Some people see that one event follows another and desire to avoid the outcome, in the previously mentioned case, that outcome being the experience of pain.  This is not the same as pain of all or some kinds being morally wrong, as in what should and should not objectively be done if such a thing exists.  This is mere pragmatism, which is inherently amoral on its own and, if some things are good or evil, might be very much in violation of morality--for instance, if murder is immoral, it would still be morally wrong to murder someone who says they will commit an act of abduction before they actually carry it out.

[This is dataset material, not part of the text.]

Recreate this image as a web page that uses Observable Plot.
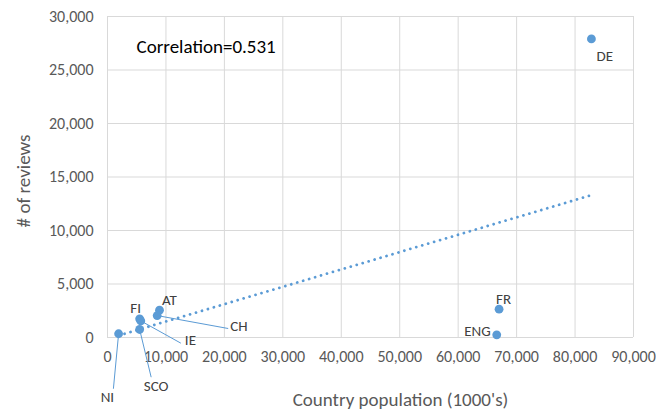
<!DOCTYPE html>
<html><head><meta charset="utf-8">
<script src="https://cdn.jsdelivr.net/npm/d3@7"></script>
<script src="https://cdn.jsdelivr.net/npm/@observablehq/plot@0.6"></script>
<style>body{margin:0;background:#fff}</style>
</head><body><div id="chart"></div>
<script>
const countries = ["DE","FR","ENG","AT","CH","FI","IE","SCO","NI"];
const population = [82800, 67000, 66600, 8900, 8500, 5500, 5700, 5500, 1900];
const reviews = [27900, 2650, 250, 2550, 2050, 1750, 1550, 750, 350];
const xTicks = [0,10000,20000,30000,40000,50000,60000,70000,80000,90000];
const yTicks = [0,5000,10000,15000,20000,25000,30000];
const correlationText = "Correlation=0.531";
const xTitle = "Country population (1000's)";
const yTitle = "# of reviews";

const data = countries.map((c,i)=>({country:c, pop:population[i], rev:reviews[i]}));
const byName = Object.fromEntries(data.map(d=>[d.country,d]));

// annotation placement (label offsets in px; leader-line ends in data units)
const direct = [
  {c:"FI", a:"middle", dx:-4, dy:-11},
  {c:"AT", a:"middle", dx:10, dy:-10},
  {c:"FR", a:"start", dx:-3, dy:-10},
  {c:"ENG", a:"end", dx:-6, dy:-4},
  {c:"DE", a:"start", dx:5, dy:17}
];
const leader = [
  {c:"CH", ex:20650, ey:840, a:"start", dx:2, dy:-2},
  {c:"IE", ex:12550, ey:-530, a:"start", dx:4, dy:-3},
  {c:"SCO", ex:7470, ey:-3710, a:"middle", dx:5, dy:9},
  {c:"NI", ex:1010, ey:-4790, a:"middle", dx:-6, dy:8}
];
const blue = "#5b9bd5";
const font = "Calibri, Carlito, Lato, sans-serif";

const marks = [
  Plot.gridX(xTicks, {stroke:"#d9d9d9", strokeOpacity:1}),
  Plot.gridY(yTicks, {stroke:"#d9d9d9", strokeOpacity:1}),
  Plot.axisX(xTicks, {tickSize:0, tickPadding:13, tickFormat:d3.format(","), fontSize:16, fill:"#595959", label:null}),
  Plot.axisY(yTicks, {tickSize:0, tickPadding:14, tickFormat:d3.format(","), fontSize:16, fill:"#595959", label:null}),
  Plot.text([xTitle], {frameAnchor:"bottom", dx:30, dy:68, fontSize:19, fill:"#595959", text:d=>d}),
  Plot.text([yTitle], {frameAnchor:"left", textAnchor:"middle", dx:-84, dy:4, rotate:-90, fontSize:19, fill:"#595959", text:d=>d}),
  Plot.linearRegressionY(data, {x:"pop", y:"rev", ci:0, stroke:blue, strokeWidth:2.8, strokeLinecap:"round", strokeDasharray:"0.01,6.2"}),
  Plot.link(leader, {x1:d=>byName[d.c].pop, y1:d=>byName[d.c].rev, x2:"ex", y2:"ey", stroke:blue, strokeWidth:1}),
  Plot.dot(data, {x:"pop", y:"rev", r:4.4, fill:blue, stroke:null}),
  Plot.text([correlationText], {frameAnchor:"top-left", dx:29, dy:23, textAnchor:"start", fontSize:19, fill:"#000", text:d=>d})
];
for (const l of direct) {
  const d = byName[l.c];
  marks.push(Plot.text([d], {x:"pop", y:"rev", text:"country", textAnchor:l.a, dx:l.dx, dy:l.dy, fontSize:15, fill:"#404040"}));
}
for (const l of leader) {
  marks.push(Plot.text([l], {x:"ex", y:"ey", text:"c", textAnchor:l.a, dx:l.dx, dy:l.dy, fontSize:15, fill:"#404040"}));
}

const chart = Plot.plot({
  width:656, height:412,
  marginLeft:107, marginRight:23, marginTop:16, marginBottom:75,
  style:{fontFamily:font, background:"#fff", overflow:"visible"},
  x:{domain:[0,90000]},
  y:{domain:[0,30000]},
  marks
});
document.getElementById("chart").appendChild(chart);
</script>
</body></html>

What many are really appealing to when they pretend like science has anything to do with grounding or revealing moral obligations is conscience.  This subjective, irrelevant set of moral feelings is not shared by all people, and even among those who have a conscience, their moral feelings could vary so wildly that someone looking to social conversation for prompting instead of reason would still find that there is no such thing as a universal reaction based upon conscience.  If something is good or evil, however, it is good or evil no matter what people believe, wish, feel, or do.  What people's worldviews are is already beyond science; this is foundational metaphysics and epistemology, and their feelings such as those of conscience are a matter of introspective, individualistic psychology.

If anything at all is evil, it is not because of science, but because the nature of the uncaused cause is such that this is so.  There could be no other moral authority; either the uncaused cause has a moral nature and this is what makes something good (and deviation from this evil) or it is amoral and thus everything else is amoral as well.  It is not because of science that it can be known that if one thing is evil, an equivalent or subset of that thing is also by necessity evil, as this would be known (as well as metaphysically true in the first place) because of logic.  Science at most shows what happens or what seems to happen in the world of matter.  Moral value, rights, and obligations are all, if they exist, unable to be accessed by the senses entirely.